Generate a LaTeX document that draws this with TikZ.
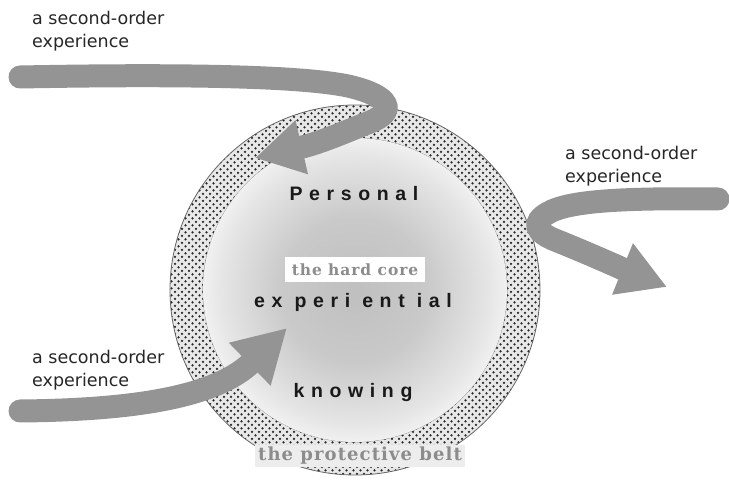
\documentclass[tikz,border=0pt]{standalone}
\usepackage{fontspec}
\usetikzlibrary{arrows.meta,patterns.meta}
\newfontfamily\labfont{DejaVu Sans}
\newfontfamily\wordfont[LetterSpace=34]{Liberation Sans}
\newfontfamily\serffont[LetterSpace=6]{DejaVu Serif}
\pgfdeclareradialshading{coreshade}{\pgfpoint{0bp}{0bp}}{color(0bp)=(black!25); color(12bp)=(black!21); color(22bp)=(black!10); color(29bp)=(white); color(50bp)=(white)}
\tikzset{
  lab/.style={font=\labfont\fontsize{17.5}{23.5}\selectfont, text=black!85, align=left, inner sep=0pt, anchor=north west},
  word/.style={font=\wordfont\bfseries\fontsize{19.5}{21}\selectfont, text=black!90, inner sep=0pt, anchor=base},
  band/.style={draw=black!42, line width=23pt, line cap=round},
  headtip/.style={-{Triangle[length=48pt,width=52pt]}},
  ringdots/.style={pattern color=black!85, even odd rule},
}
\begin{document}
\begin{tikzpicture}[x=1pt,y=-1pt]
\useasboundingbox (0,0) rectangle (729,481);
\coordinate (C) at (355,290);
% ring
\path[fill=black!9, even odd rule] (C) circle[radius=185pt] (C) circle[radius=152pt];
\path[ringdots, pattern={Dots[radius=1.25pt,distance=7pt]}] (C) circle[radius=185pt] (C) circle[radius=152pt];
\path[ringdots, pattern={Dots[radius=1.25pt,distance=7pt,xshift=3.5pt,yshift=3.5pt]}] (C) circle[radius=185pt] (C) circle[radius=152pt];
\draw[black!60, line width=0.8pt] (C) circle[radius=185pt];
\draw[black!50, line width=0.6pt] (C) circle[radius=152pt];
% core
\shade[shading=coreshade] (C) circle[radius=152pt];
% belt label
\node[fill=black!7, inner xsep=3pt, inner ysep=2pt, font=\serffont\bfseries\fontsize{18}{20}\selectfont, text=black!45] (belt) at (360,456) {the protective belt};
% core texts
\node[word] (pers) at (354,201) {Personal};
\node[fill=white, minimum width=140pt, minimum height=25pt, inner sep=0pt, font=\serffont\bfseries\fontsize{15.5}{18}\selectfont, text=black!45] (core) at (355,270) {the hard core};
\node[word] (expe) at (353,308) {ex peri ent ial};
\node[word] (know) at (353,398) {knowing};
% labels
\node[lab] (l1) at (32,11) {a second-order\\experience};
\node[lab] (l2) at (565,146) {a second-order\\experience};
\node[lab] (l3) at (32,350) {a second-order\\experience};
% arrows
\coordinate (a1s) at (20,77);
\coordinate (a1e) at (255,158);
\coordinate (a2s) at (718,199);
\coordinate (a2e) at (667,287);
\coordinate (a3s) at (20,411);
\coordinate (a3e) at (287,328);
\draw[band,headtip] (a1s) .. controls (180,74) and (300,76) .. (348,86) .. controls (392,96) and (396,112) .. (370,122) .. controls (345,132) and (320,143) .. (a1e);
\draw[band,headtip] (a2s) .. controls (630,198) and (570,200) .. (548,213) .. controls (532,222) and (535,232) .. (555,240) .. controls (590,254) and (630,272) .. (a2e);
\draw[band,-{Triangle[length=52pt,width=56pt]}] (a3s) .. controls (130,410) and (215,398) .. (a3e);
\end{tikzpicture}
\end{document}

What to produce:
Return all of the data exactly as written, and drop the pictures.

Solution below:
Generate a LaTeX document that draws this with TikZ.
\documentclass[tikz,border=0pt]{standalone}
\usepackage{fontspec}
\usetikzlibrary{arrows.meta,patterns.meta}
\newfontfamily\labfont{DejaVu Sans}
\newfontfamily\wordfont[LetterSpace=34]{Liberation Sans}
\newfontfamily\serffont[LetterSpace=6]{DejaVu Serif}
\pgfdeclareradialshading{coreshade}{\pgfpoint{0bp}{0bp}}{color(0bp)=(black!25); color(12bp)=(black!21); color(22bp)=(black!10); color(29bp)=(white); color(50bp)=(white)}
\tikzset{
  lab/.style={font=\labfont\fontsize{17.5}{23.5}\selectfont, text=black!85, align=left, inner sep=0pt, anchor=north west},
  word/.style={font=\wordfont\bfseries\fontsize{19.5}{21}\selectfont, text=black!90, inner sep=0pt, anchor=base},
  band/.style={draw=black!42, line width=23pt, line cap=round},
  headtip/.style={-{Triangle[length=48pt,width=52pt]}},
  ringdots/.style={pattern color=black!85, even odd rule},
}
\begin{document}
\begin{tikzpicture}[x=1pt,y=-1pt]
\useasboundingbox (0,0) rectangle (729,481);
\coordinate (C) at (355,290);
% ring
\path[fill=black!9, even odd rule] (C) circle[radius=185pt] (C) circle[radius=152pt];
\path[ringdots, pattern={Dots[radius=1.25pt,distance=7pt]}] (C) circle[radius=185pt] (C) circle[radius=152pt];
\path[ringdots, pattern={Dots[radius=1.25pt,distance=7pt,xshift=3.5pt,yshift=3.5pt]}] (C) circle[radius=185pt] (C) circle[radius=152pt];
\draw[black!60, line width=0.8pt] (C) circle[radius=185pt];
\draw[black!50, line width=0.6pt] (C) circle[radius=152pt];
% core
\shade[shading=coreshade] (C) circle[radius=152pt];
% belt label
\node[fill=black!7, inner xsep=3pt, inner ysep=2pt, font=\serffont\bfseries\fontsize{18}{20}\selectfont, text=black!45] (belt) at (360,456) {the protective belt};
% core texts
\node[word] (pers) at (354,201) {Personal};
\node[fill=white, minimum width=140pt, minimum height=25pt, inner sep=0pt, font=\serffont\bfseries\fontsize{15.5}{18}\selectfont, text=black!45] (core) at (355,270) {the hard core};
\node[word] (expe) at (353,308) {ex peri ent ial};
\node[word] (know) at (353,398) {knowing};
% labels
\node[lab] (l1) at (32,11) {a second-order\\experience};
\node[lab] (l2) at (565,146) {a second-order\\experience};
\node[lab] (l3) at (32,350) {a second-order\\experience};
% arrows
\coordinate (a1s) at (20,77);
\coordinate (a1e) at (255,158);
\coordinate (a2s) at (718,199);
\coordinate (a2e) at (667,287);
\coordinate (a3s) at (20,411);
\coordinate (a3e) at (287,328);
\draw[band,headtip] (a1s) .. controls (180,74) and (300,76) .. (348,86) .. controls (392,96) and (396,112) .. (370,122) .. controls (345,132) and (320,143) .. (a1e);
\draw[band,headtip] (a2s) .. controls (630,198) and (570,200) .. (548,213) .. controls (532,222) and (535,232) .. (555,240) .. controls (590,254) and (630,272) .. (a2e);
\draw[band,-{Triangle[length=52pt,width=56pt]}] (a3s) .. controls (130,410) and (215,398) .. (a3e);
\end{tikzpicture}
\end{document}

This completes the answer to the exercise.